● **GOAL**: Copy out each line that includes the word "this".

※ ※ ※

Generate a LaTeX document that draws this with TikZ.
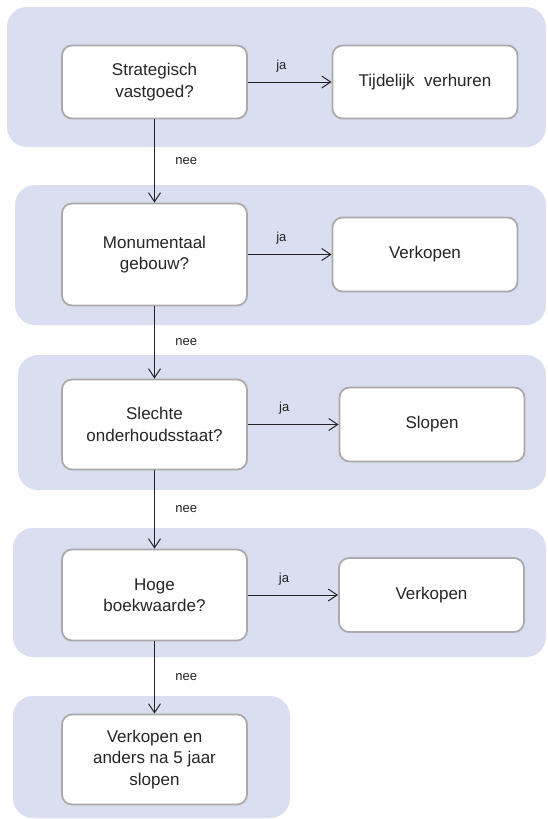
\documentclass[tikz,border=0pt]{standalone}
\usepackage{fontspec}
\setmainfont{Liberation Sans}
\usepackage{xcolor}
\usetikzlibrary{arrows.meta}
\definecolor{bandblue}{RGB}{218,222,241}
\definecolor{boxgray}{RGB}{170,170,170}
\definecolor{linegray}{RGB}{35,35,35}

\begin{document}
\begin{tikzpicture}[x=1pt,y=-1pt,
  band/.style={fill=bandblue, rounded corners=20pt},
  box/.style={draw=boxgray, line width=1.8pt, fill=white, rounded corners=10pt,
    align=center, minimum width=185pt, inner sep=2pt,
    font=\fontsize{17}{21.5}\selectfont, text=black!85},
  flow/.style={draw=linegray, line width=1pt, -{Straight Barb[length=9pt,width=12pt]}},
  lbl/.style={font=\fontsize{13}{15}\selectfont, text=linegray}]
\useasboundingbox (0,0) rectangle (547,819);
\clip (0,0) rectangle (547,819);
%bands
\fill[band] (7,7) rectangle (546,147);
\fill[band] (15,185) rectangle (546,325);
\fill[band] (18,355) rectangle (546,490);
\fill[band] (13,528) rectangle (546,657);
\fill[band] (13,696) rectangle (290,818);

\node[box, minimum height=73pt] (q1) at (154.5,82) {Strategisch\\vastgoed?};
\node[box, minimum height=73pt] (a1) at (425,82) {Tijdelijk\ \ verhuren};
\node[box, minimum height=102pt] (q2) at (154.5,254.5) {Monumentaal\\gebouw?};
\node[box, minimum height=74pt] (a2) at (425,254.5) {Verkopen};
\node[box, minimum height=90pt] (q3) at (154.5,424.5) {Slechte\\onderhoudsstaat?};
\node[box, minimum height=74pt] (a3) at (432,424.5) {Slopen};
\node[box, minimum height=91pt] (q4) at (154.5,595) {Hoge\\boekwaarde?};
\node[box, minimum height=74pt] (a4) at (431.5,595) {Verkopen};
\node[box, minimum height=90pt] (q5) at (154.5,759.5) {Verkopen en\\anders na 5 jaar\\slopen};

\foreach \q/\a in {q1/a1,q2/a2,q3/a3,q4/a4}
  \draw[flow] (\q) -- (\a) node[lbl, pos=0.4, above=6pt] (ja\q) {ja};
\foreach \p/\n in {q1/q2,q2/q3,q3/q4,q4/q5}
  \draw[flow] (\p) -- (\n) node[lbl, midway, right=17pt] (nee\p) {nee};
\end{tikzpicture}
\end{document}
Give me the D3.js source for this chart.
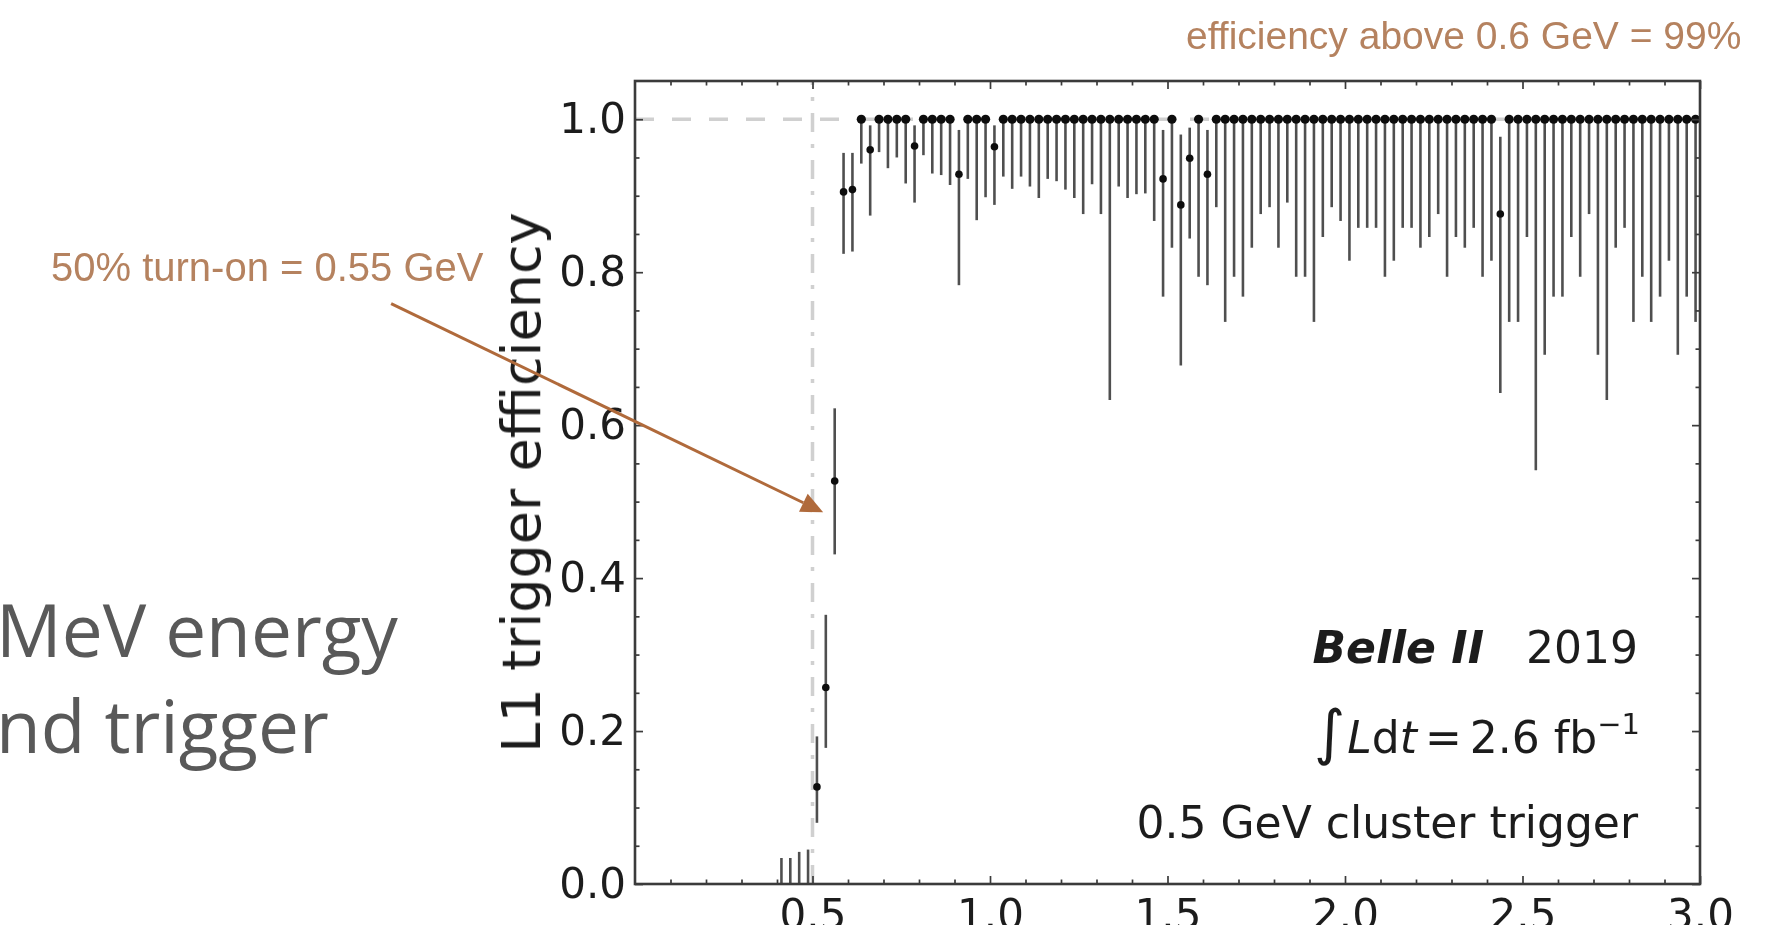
<!DOCTYPE html>
<html>
<head>
<meta charset="utf-8">
<script src="https://cdn.jsdelivr.net/npm/d3@7"></script>
<style>
  html, body { margin: 0; padding: 0; background: #ffffff; overflow: hidden; }
  svg { display: block; }
</style>
</head>
<body>
<svg id="chart" width="1775" height="925"></svg>
<script>
// ---- Data: L1 trigger efficiency per 25 MeV cluster-energy bin (GeV) ----
const energy = [
  0.4125, 0.4375, 0.4625, 0.4875, 0.5125, 0.5375, 0.5625, 0.5875, 0.6125, 0.6375,
  0.6625, 0.6875, 0.7125, 0.7375, 0.7625, 0.7875, 0.8125, 0.8375, 0.8625, 0.8875,
  0.9125, 0.9375, 0.9625, 0.9875, 1.0125, 1.0375, 1.0625, 1.0875, 1.1125, 1.1375,
  1.1625, 1.1875, 1.2125, 1.2375, 1.2625, 1.2875, 1.3125, 1.3375, 1.3625, 1.3875,
  1.4125, 1.4375, 1.4625, 1.4875, 1.5125, 1.5375, 1.5625, 1.5875, 1.6125, 1.6375,
  1.6625, 1.6875, 1.7125, 1.7375, 1.7625, 1.7875, 1.8125, 1.8375, 1.8625, 1.8875,
  1.9125, 1.9375, 1.9625, 1.9875, 2.0125, 2.0375, 2.0625, 2.0875, 2.1125, 2.1375,
  2.1625, 2.1875, 2.2125, 2.2375, 2.2625, 2.2875, 2.3125, 2.3375, 2.3625, 2.3875,
  2.4125, 2.4375, 2.4625, 2.4875, 2.5125, 2.5375, 2.5625, 2.5875, 2.6125, 2.6375,
  2.6625, 2.6875, 2.7125, 2.7375, 2.7625, 2.7875, 2.8125, 2.8375, 2.8625, 2.8875,
  2.9125, 2.9375, 2.9625, 2.9875
];

const efficiency = [
  0, 0, 0, 0, 0.127, 0.257, 0.527, 0.905, 0.908, 1,
  0.960, 1, 1, 1, 1, 0.965, 1, 1, 1, 1,
  0.928, 1, 1, 1, 0.964, 1, 1, 1, 1, 1,
  1, 1, 1, 1, 1, 1, 1, 1, 1, 1,
  1, 1, 1, 0.922, 1, 0.888, 0.949, 1, 0.928, 1,
  1, 1, 1, 1, 1, 1, 1, 1, 1, 1,
  1, 1, 1, 1, 1, 1, 1, 1, 1, 1,
  1, 1, 1, 1, 1, 1, 1, 1, 1, 1,
  1, 0.876, 1, 1, 1, 1, 1, 1, 1, 1,
  1, 1, 1, 1, 1, 1, 1, 1, 1, 1,
  1, 1, 1, 1
];

// lower edge of the confidence interval
const effLow = [
  0, 0, 0, 0, 0.080, 0.178, 0.431, 0.824, 0.827, 0.942,
  0.874, 0.957, 0.936, 0.950, 0.916, 0.891, 0.953, 0.929, 0.927, 0.914,
  0.783, 0.922, 0.868, 0.898, 0.888, 0.925, 0.909, 0.925, 0.912, 0.897,
  0.922, 0.919, 0.908, 0.897, 0.876, 0.915, 0.876, 0.633, 0.912, 0.897,
  0.902, 0.903, 0.867, 0.768, 0.832, 0.678, 0.844, 0.794, 0.783, 0.885,
  0.735, 0.794, 0.768, 0.832, 0.876, 0.885, 0.832, 0.891, 0.794, 0.794,
  0.735, 0.846, 0.885, 0.867, 0.815, 0.858, 0.858, 0.858, 0.794, 0.815,
  0.858, 0.858, 0.832, 0.846, 0.876, 0.794, 0.846, 0.832, 0.858, 0.794,
  0.815, 0.642, 0.735, 0.735, 0.846, 0.541, 0.692, 0.768, 0.768, 0.846,
  0.794, 0.876, 0.692, 0.633, 0.832, 0.858, 0.735, 0.794, 0.735, 0.768,
  0.815, 0.692, 0.768, 0.735
];

// upper edge of the confidence interval
const effHigh = [
  0.034, 0.034, 0.042, 0.045, 0.193, 0.352, 0.622, 0.956, 0.956, 1,
  0.992, 1, 1, 1, 1, 0.992, 1, 1, 1, 1,
  0.986, 1, 1, 1, 0.992, 1, 1, 1, 1, 1,
  1, 1, 1, 1, 1, 1, 1, 1, 1, 1,
  1, 1, 1, 0.986, 1, 0.980, 0.989, 1, 0.986, 1,
  1, 1, 1, 1, 1, 1, 1, 1, 1, 1,
  1, 1, 1, 1, 1, 1, 1, 1, 1, 1,
  1, 1, 1, 1, 1, 1, 1, 1, 1, 1,
  1, 0.977, 1, 1, 1, 1, 1, 1, 1, 1,
  1, 1, 1, 1, 1, 1, 1, 1, 1, 1,
  1, 1, 1, 1
];

const xTicks = [0.5, 1.0, 1.5, 2.0, 2.5, 3.0];
const yTicks = [0.0, 0.2, 0.4, 0.6, 0.8, 1.0];
const xMinorTicks = [0.1, 0.2, 0.3, 0.4, 0.6, 0.7, 0.8, 0.9, 1.1, 1.2, 1.3, 1.4, 1.6, 1.7, 1.8, 1.9,
                     2.1, 2.2, 2.3, 2.4, 2.6, 2.7, 2.8, 2.9];
const yMinorTicks = [0.05, 0.1, 0.15, 0.25, 0.3, 0.35, 0.45, 0.5, 0.55, 0.65, 0.7, 0.75, 0.85, 0.9, 0.95];

const thresholdEnergy = 0.5;   // cluster trigger threshold (GeV)
const plateauLevel = 1.0;

// annotation arrow, in data units: label -> 50% turn-on point
const arrowFrom = [-0.687, 0.759];
const arrowTo = [0.530, 0.486];

// ---- Layout ----
const plot = { left: 635, right: 1700, top: 81, bottom: 884 };
const svg = d3.select('#chart');

const x = d3.scaleLinear().domain([0, 3]).range([plot.left, plot.right]);
const y = d3.scaleLinear().domain([0, 1.05]).range([plot.bottom, plot.top]);

const ink = '#1e1e1e';
const axisInk = '#3a3a3a';
const accent = '#b06a3b';
const accentText = '#b5825f';

svg.append('rect').attr('width', 1775).attr('height', 925).attr('fill', '#ffffff');

// soft edge for the pasted figure
svg.append('defs').append('filter').attr('id', 'soft')
  .append('feGaussianBlur').attr('stdDeviation', 0.6);

// ---- Slide text on the left ----
const slideText = svg.append('text')
  .attr('font-family', '"Open Sans", "Noto Sans", sans-serif')
  .attr('font-size', 73)
  .attr('fill', '#595959');
slideText.append('tspan').attr('x', -4).attr('y', 657).text('MeV energy');
slideText.append('tspan').attr('x', -4).attr('y', 753).text('nd trigger');

const fig = svg.append('g').attr('filter', 'url(#soft)');

// ---- Plot area ----
fig.append('clipPath').attr('id', 'plot-clip')
  .append('rect')
  .attr('x', plot.left).attr('y', plot.top)
  .attr('width', plot.right - plot.left).attr('height', plot.bottom - plot.top);

const body = fig.append('g').attr('clip-path', 'url(#plot-clip)');

// reference lines: 100% plateau and trigger threshold
body.append('line')
  .attr('x1', x(0)).attr('x2', x(3))
  .attr('y1', y(plateauLevel)).attr('y2', y(plateauLevel))
  .attr('stroke', '#d0d0d0').attr('stroke-width', 3.5)
  .attr('stroke-dasharray', '19,18');

body.append('line')
  .attr('x1', x(thresholdEnergy)).attr('x2', x(thresholdEnergy))
  .attr('y1', y(0)).attr('y2', y(1.05))
  .attr('stroke', '#d0d0d0').attr('stroke-width', 3.5)
  .attr('stroke-dasharray', '19,12,4,12');

const points = energy.map((e, i) => ({ e, v: efficiency[i], lo: effLow[i], hi: effHigh[i] }));

// error bars
body.selectAll('line.err')
  .data(points)
  .join('line')
  .attr('class', 'err')
  .attr('x1', d => x(d.e)).attr('x2', d => x(d.e))
  .attr('y1', d => y(d.lo)).attr('y2', d => y(d.hi))
  .attr('stroke', '#505050')
  .attr('stroke-width', 2.6);

// markers (bins with zero efficiency sit on the frame and are left unmarked)
body.selectAll('circle.pt')
  .data(points.filter(d => d.v > 0))
  .join('circle')
  .attr('class', 'pt')
  .attr('cx', d => x(d.e))
  .attr('cy', d => y(d.v))
  .attr('r', d => d.v === plateauLevel ? 4.6 : 3.8)
  .attr('fill', '#111111');

// ---- Axes (ticks pointing inward on all four sides) ----
function styleAxis(g, withText) {
  g.select('.domain').remove();
  g.selectAll('.tick line').attr('stroke', axisInk).attr('stroke-width', 1.7);
  if (withText) {
    g.selectAll('.tick text')
      .attr('font-family', '"DejaVu Sans", sans-serif')
      .attr('font-size', 42)
      .attr('fill', ink);
  } else {
    g.selectAll('.tick text').remove();
  }
}
const fmt = d3.format('.1f');
const major = 8, minor = 4.5;

fig.append('g').attr('transform', `translate(0,${plot.bottom})`)
  .call(d3.axisBottom(x).tickValues(xTicks).tickSize(-major).tickPadding(15).tickFormat(fmt))
  .call(g => styleAxis(g, true));
fig.append('g').attr('transform', `translate(0,${plot.bottom})`)
  .call(d3.axisBottom(x).tickValues(xMinorTicks).tickSize(-minor).tickFormat(''))
  .call(g => styleAxis(g, false));
fig.append('g').attr('transform', `translate(0,${plot.top})`)
  .call(d3.axisTop(x).tickValues(xTicks).tickSize(-major).tickFormat(''))
  .call(g => styleAxis(g, false));
fig.append('g').attr('transform', `translate(0,${plot.top})`)
  .call(d3.axisTop(x).tickValues(xMinorTicks).tickSize(-minor).tickFormat(''))
  .call(g => styleAxis(g, false));

fig.append('g').attr('transform', `translate(${plot.left},0)`)
  .call(d3.axisLeft(y).tickValues(yTicks).tickSize(-major).tickPadding(9).tickFormat(fmt))
  .call(g => styleAxis(g, true));
fig.append('g').attr('transform', `translate(${plot.left},0)`)
  .call(d3.axisLeft(y).tickValues(yMinorTicks).tickSize(-minor).tickFormat(''))
  .call(g => styleAxis(g, false));
fig.append('g').attr('transform', `translate(${plot.right},0)`)
  .call(d3.axisRight(y).tickValues(yTicks).tickSize(-major).tickFormat(''))
  .call(g => styleAxis(g, false));
fig.append('g').attr('transform', `translate(${plot.right},0)`)
  .call(d3.axisRight(y).tickValues(yMinorTicks).tickSize(-minor).tickFormat(''))
  .call(g => styleAxis(g, false));

// frame
fig.append('rect')
  .attr('x', plot.left).attr('y', plot.top)
  .attr('width', plot.right - plot.left).attr('height', plot.bottom - plot.top)
  .attr('fill', 'none').attr('stroke', axisInk).attr('stroke-width', 2.6);

// y-axis title
fig.append('text')
  .attr('transform', `translate(540,${(plot.top + plot.bottom) / 2}) rotate(-90)`)
  .attr('text-anchor', 'middle')
  .attr('font-family', '"DejaVu Sans", sans-serif')
  .attr('font-size', 54)
  .attr('fill', ink)
  .text('L1 trigger efficiency');

// ---- In-plot labels ----
const labelX = 1638;
const lab = fig.append('g')
  .attr('font-family', '"DejaVu Sans", sans-serif')
  .attr('font-size', 44)
  .attr('fill', ink)
  .attr('text-anchor', 'end');

const l1 = lab.append('text').attr('x', labelX).attr('y', 663);
l1.append('tspan').attr('font-weight', 'bold').attr('font-style', 'italic').text('Belle II');
l1.append('tspan').attr('dx', 42).text('2019');

const l2 = lab.append('text').attr('x', labelX + 2).attr('y', 753);
l2.append('tspan').attr('font-size', 60).text('\u222B');
l2.append('tspan').attr('font-style', 'italic').attr('dx', 2).text('L');
l2.append('tspan').text('d');
l2.append('tspan').attr('font-style', 'italic').text('t');
l2.append('tspan').attr('dx', 8).text('=');
l2.append('tspan').attr('dx', 8).text('2.6 fb');
l2.append('tspan').attr('font-size', 29).attr('dy', -19).text('\u22121');

lab.append('text').attr('x', labelX).attr('y', 838).text('0.5 GeV cluster trigger');

// ---- Annotations ----
const notes = svg.append('g').attr('filter', 'url(#soft)');
notes.append('text')
  .attr('x', 1186).attr('y', 49)
  .attr('font-family', '"Liberation Sans", Arial, sans-serif')
  .attr('font-size', 39)
  .attr('fill', accentText)
  .text('efficiency above 0.6 GeV = 99%');

notes.append('text')
  .attr('x', 51).attr('y', 281)
  .attr('font-family', '"Liberation Sans", Arial, sans-serif')
  .attr('font-size', 40)
  .attr('fill', accentText)
  .text('50% turn-on = 0.55 GeV');

const ax0 = x(arrowFrom[0]), ay0 = y(arrowFrom[1]);
const ax1 = x(arrowTo[0]), ay1 = y(arrowTo[1]);
const ang = Math.atan2(ay1 - ay0, ax1 - ax0);
const headLen = 22, headHalf = 10;
const bx = ax1 - headLen * Math.cos(ang), by = ay1 - headLen * Math.sin(ang);
notes.append('line')
  .attr('x1', ax0).attr('y1', ay0).attr('x2', bx).attr('y2', by)
  .attr('stroke', accent).attr('stroke-width', 3);
notes.append('path')
  .attr('d', d3.line()([
    [ax1, ay1],
    [bx + headHalf * Math.sin(ang), by - headHalf * Math.cos(ang)],
    [bx - headHalf * Math.sin(ang), by + headHalf * Math.cos(ang)]
  ]) + 'Z')
  .attr('fill', accent);
</script>
</body>
</html>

※ ※ ※

● **RESPONSE TO THE TASK**:
Generate a LaTeX document that draws this with TikZ.
Give me the D3.js source for this chart.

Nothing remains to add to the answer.